→ TASK BRIEF: Select, from the data, each line where "this" occurs.

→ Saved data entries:
◆ ◆ ◆ ◆

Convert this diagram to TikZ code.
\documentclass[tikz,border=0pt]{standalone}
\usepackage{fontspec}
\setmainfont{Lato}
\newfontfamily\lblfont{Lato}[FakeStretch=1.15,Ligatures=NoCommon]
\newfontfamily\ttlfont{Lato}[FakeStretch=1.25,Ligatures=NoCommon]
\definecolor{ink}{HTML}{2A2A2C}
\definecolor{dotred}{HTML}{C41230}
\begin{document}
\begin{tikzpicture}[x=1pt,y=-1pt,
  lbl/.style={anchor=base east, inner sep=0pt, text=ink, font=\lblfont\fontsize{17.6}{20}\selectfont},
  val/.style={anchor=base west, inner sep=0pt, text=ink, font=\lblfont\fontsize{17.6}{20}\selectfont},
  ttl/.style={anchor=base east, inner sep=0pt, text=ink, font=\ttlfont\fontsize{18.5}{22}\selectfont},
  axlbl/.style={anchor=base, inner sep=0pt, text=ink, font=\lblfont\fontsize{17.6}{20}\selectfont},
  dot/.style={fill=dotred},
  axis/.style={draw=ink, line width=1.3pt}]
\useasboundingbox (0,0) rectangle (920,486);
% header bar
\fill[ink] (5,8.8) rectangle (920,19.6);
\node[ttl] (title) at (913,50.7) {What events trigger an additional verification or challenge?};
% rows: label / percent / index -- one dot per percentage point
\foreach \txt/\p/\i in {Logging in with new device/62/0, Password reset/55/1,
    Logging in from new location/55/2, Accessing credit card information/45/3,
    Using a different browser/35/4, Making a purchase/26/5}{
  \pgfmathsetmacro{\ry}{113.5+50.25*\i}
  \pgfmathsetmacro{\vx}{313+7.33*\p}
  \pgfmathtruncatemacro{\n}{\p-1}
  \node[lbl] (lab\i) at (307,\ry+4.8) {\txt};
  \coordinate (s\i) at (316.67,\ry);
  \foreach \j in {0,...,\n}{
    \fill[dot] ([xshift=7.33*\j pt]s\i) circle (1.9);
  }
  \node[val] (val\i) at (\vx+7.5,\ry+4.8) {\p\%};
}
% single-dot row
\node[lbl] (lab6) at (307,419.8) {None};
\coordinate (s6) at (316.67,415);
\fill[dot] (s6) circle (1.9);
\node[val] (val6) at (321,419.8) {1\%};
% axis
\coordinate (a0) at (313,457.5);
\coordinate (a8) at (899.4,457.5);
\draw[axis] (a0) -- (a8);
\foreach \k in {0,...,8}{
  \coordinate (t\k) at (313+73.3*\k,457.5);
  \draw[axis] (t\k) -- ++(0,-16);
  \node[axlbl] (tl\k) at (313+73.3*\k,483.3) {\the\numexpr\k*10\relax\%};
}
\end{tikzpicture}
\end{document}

◆ ◆ ◆ ◆

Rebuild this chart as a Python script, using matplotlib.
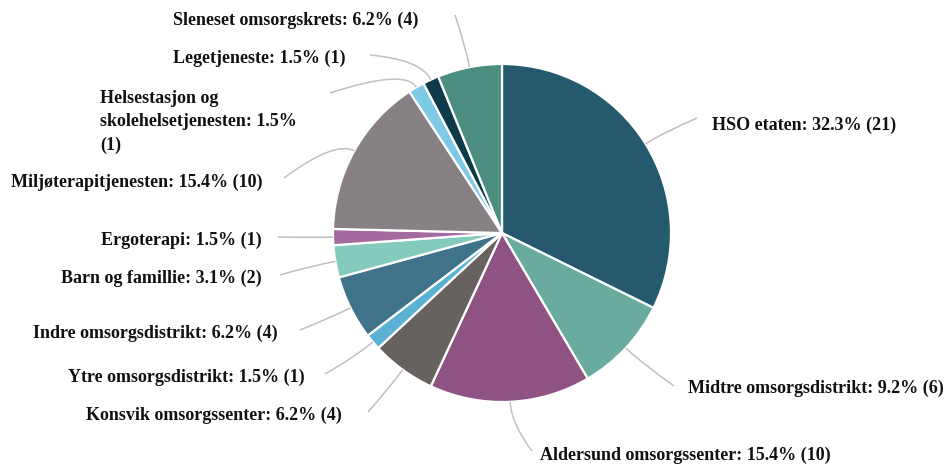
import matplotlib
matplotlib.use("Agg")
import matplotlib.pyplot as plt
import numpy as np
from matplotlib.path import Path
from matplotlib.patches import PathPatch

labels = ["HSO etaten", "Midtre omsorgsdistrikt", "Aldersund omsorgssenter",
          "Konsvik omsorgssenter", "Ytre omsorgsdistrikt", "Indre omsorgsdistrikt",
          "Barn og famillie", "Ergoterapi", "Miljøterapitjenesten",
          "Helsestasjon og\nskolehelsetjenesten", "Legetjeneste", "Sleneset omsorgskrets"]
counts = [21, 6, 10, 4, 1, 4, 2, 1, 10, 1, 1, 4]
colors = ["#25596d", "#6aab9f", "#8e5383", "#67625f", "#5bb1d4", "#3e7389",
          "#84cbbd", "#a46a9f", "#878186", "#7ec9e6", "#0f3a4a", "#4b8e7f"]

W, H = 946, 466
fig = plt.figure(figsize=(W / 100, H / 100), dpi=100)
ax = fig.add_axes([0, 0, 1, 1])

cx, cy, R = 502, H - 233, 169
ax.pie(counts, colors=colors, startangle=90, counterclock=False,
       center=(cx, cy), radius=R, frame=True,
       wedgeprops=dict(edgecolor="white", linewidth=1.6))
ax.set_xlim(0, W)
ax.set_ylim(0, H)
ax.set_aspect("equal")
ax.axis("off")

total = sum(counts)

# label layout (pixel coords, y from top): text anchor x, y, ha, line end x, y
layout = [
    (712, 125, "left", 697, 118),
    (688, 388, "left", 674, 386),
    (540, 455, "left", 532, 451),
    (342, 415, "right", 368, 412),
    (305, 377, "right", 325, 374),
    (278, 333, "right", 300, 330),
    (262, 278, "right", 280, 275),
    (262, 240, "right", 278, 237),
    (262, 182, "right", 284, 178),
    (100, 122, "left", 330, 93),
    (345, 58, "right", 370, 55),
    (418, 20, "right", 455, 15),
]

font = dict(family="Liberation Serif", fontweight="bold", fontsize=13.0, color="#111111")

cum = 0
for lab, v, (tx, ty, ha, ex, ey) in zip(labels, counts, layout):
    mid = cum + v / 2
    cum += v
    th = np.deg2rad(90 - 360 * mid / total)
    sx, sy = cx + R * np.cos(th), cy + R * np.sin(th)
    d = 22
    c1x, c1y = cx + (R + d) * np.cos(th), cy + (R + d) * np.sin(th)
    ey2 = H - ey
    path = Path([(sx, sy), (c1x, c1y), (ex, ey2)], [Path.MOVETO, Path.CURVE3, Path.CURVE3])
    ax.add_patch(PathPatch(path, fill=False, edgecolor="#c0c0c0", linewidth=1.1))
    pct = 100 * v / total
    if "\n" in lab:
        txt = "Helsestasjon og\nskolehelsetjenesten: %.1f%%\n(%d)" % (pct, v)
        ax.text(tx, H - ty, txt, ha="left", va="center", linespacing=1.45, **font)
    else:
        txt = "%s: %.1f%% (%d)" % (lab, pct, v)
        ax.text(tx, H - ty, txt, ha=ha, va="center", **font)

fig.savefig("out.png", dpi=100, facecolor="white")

◆ ◆ ◆ ◆

→ THE RESULT:
Convert this diagram to TikZ code.
Rebuild this chart as a Python script, using matplotlib.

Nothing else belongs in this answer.